Even if a mistake has been made, in fact, more importantly if a mistake has been made, the team need to see the space remains safe and secure.

The effectiveness of this approach rests with the team leader's ability to hold themselves in a calm and grounded centre. If the leader is unsettled, poorly composed and anxious, the team will be impacted by this and their individual doubts and misgivings surface and be given strength and validation.

This is not to say that there isn't a place for confronting our doubts and misgivings. These can provide us valuable insights into the reality of the situation and the challenges involved with safely navigating beyond it. However, we shouldn't give ourselves over to the self-doubts and fears.

Left unchecked our minds tend towards bleakness and mundanity. They paint in hues of anxiety and failure and are able to trigger our emotional state to heighten the sense of pending doom and catastrophe. This ability of the mind to take over our emotional state, is highly disruptive to the process of analysing the reality of a situation and creating options and strategies.

I am sure we can all recall being in a difficult team situation when there is one individual struggling to get beyond their fear and anxiety. Generally, they become stuck in a cycle of blame and retribution as a reaction to the hurt and humiliation they are busy talking themselves into. The goal for them isn't about finding a solution for the team's predicament, it is all about relieving their individual state of discomfort.

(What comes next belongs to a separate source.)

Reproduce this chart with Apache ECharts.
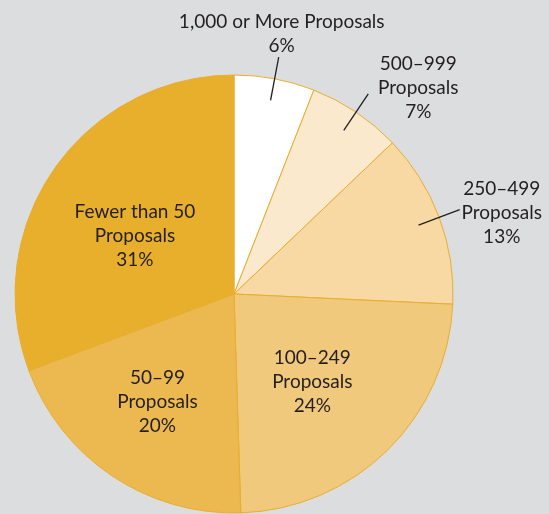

The focus of the team becomes at risk of being absorbed by this individual's predicament. A leader must be able to remain unaffected by this, even if fault and blame is is being directed at them. They must uphold the duty they owe to the team to maintain a centre of clarity and calm. Working from this centre the team leader needs to help the individual move beyond their predicament by reframing their perspective in ways that are less exaggerated and focused on the negative consequences. If necessary, the individual can be invited to excuse themselves from the meeting so that their anxiety and concerns are not being triggered by the discussion to analyse and resolve the issue.

Sometimes it is a real struggle to exit a situation when we are in the middle of an episode of heightened emotions. We worry that the team might talk about us in our absence and make a decision that impacts on us without including us. However, the team really does need to move beyond the view of the individual and get back to resolving the challenge facing the team.

As a leader, no matter the seriousness of the situation and level of anxiety and concern of the people involved, I have always recognised the importance of composure and clarity. The ability to show humility and a readiness to serve helps ensure that people are heard and understood, their questions, as much as they can be, answered, and any disparity in the group resolved.

The qualities of a leader are often revealed by the way they manage the questions they don't have an answer for, as much as the ones where they do. And, their ability to empathise with those that feel more greatly impacted by a situation, and speak directly to what might be their unique concerns.

..The perceived transparency and integrity, i.e. the honesty, of the team leader, is the single most significant contributing factor to a productive crisis meeting…

In a volatile and emotional situation the goal is to achieve a collective approach to overcoming the challenge. The leaders ability to connect with each and every individual's situation, hear their questions and concerns, reflect genuine interest and facilitate constructive discussion and debate - these are the hallmarks of great leadership.